The defensive backs allowed six passing plays of at least 50 yards in 2009, and were flagged for countless pass interference penalties (the Ravens led the league in that department).
No lead ever seemed safe, largely because the opposing team seemingly could strike deep down the field at any time.
Think back to Frank Walker mugging Sidney Rice in coverage in that Vikings game midseason and Rice still making two huge plays. Think back to big receivers like Vincent Jackson and the late Chris Henry bodying up on the Ravens’ smaller defensive backs and coming down with big gains.
Hope those thoughts don’t make you sick to your stomach.
This season, those issues haven’t played a factor.
The Ravens have allowed just one passing play of at least 50 yards this season, and their pass interference penalties have been dramatically reduced.
The defensive backs are playing with much better technique, the pass rush has improved - which always helps the guys covering on the back end - and everyone in the secondary seems to be playing with more confidence.

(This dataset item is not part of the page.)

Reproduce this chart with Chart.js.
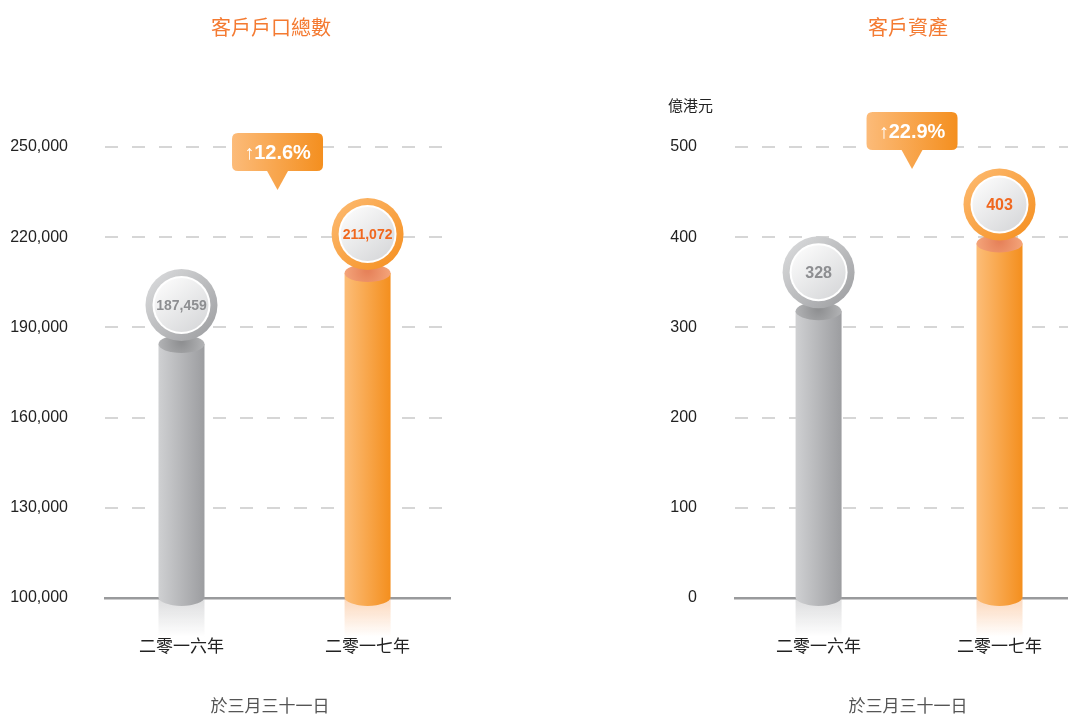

“If your corners play the way our corners play, that gives Ed Reed a chance to do the things he does so well on the back end,” head coach John Harbaugh told reporters after the win over Cleveland yesterday. “It allows him to free up because he trusts those guys. That’s been the key, you’ve seen in the last four, five, six weeks, the corners keep getting better and it’s been a big key for us.”
The one play that stood out to me yesterday was when cornerback Josh Wilson was matched up against former Ravens wide receiver Demetrius Williams (weird seeing him in a Browns jersey yesterday) as Williams ran a go-route down the right sideline.
Williams has about five inches on the 5-foot-9 Wilson, but the Ravens cornerback played the deep route perfectly, getting good position on Williams, leaping at the perfect time and making sure the receiver couldn’t bring the ball in.
They’ve been physical, but they haven’t drawn penalties. All three are smaller than most of the receivers they’re covering, but they’re using their speed to keep them in plays and allow them to make up ground if they get juked out and lose a step.
The Ravens defense is by no means perfect, as we’re well aware.
But if the guys in the secondary can keep avoiding the big plays and the silly pass interference penalties, this group will be much better off than they were entering the playoffs last year.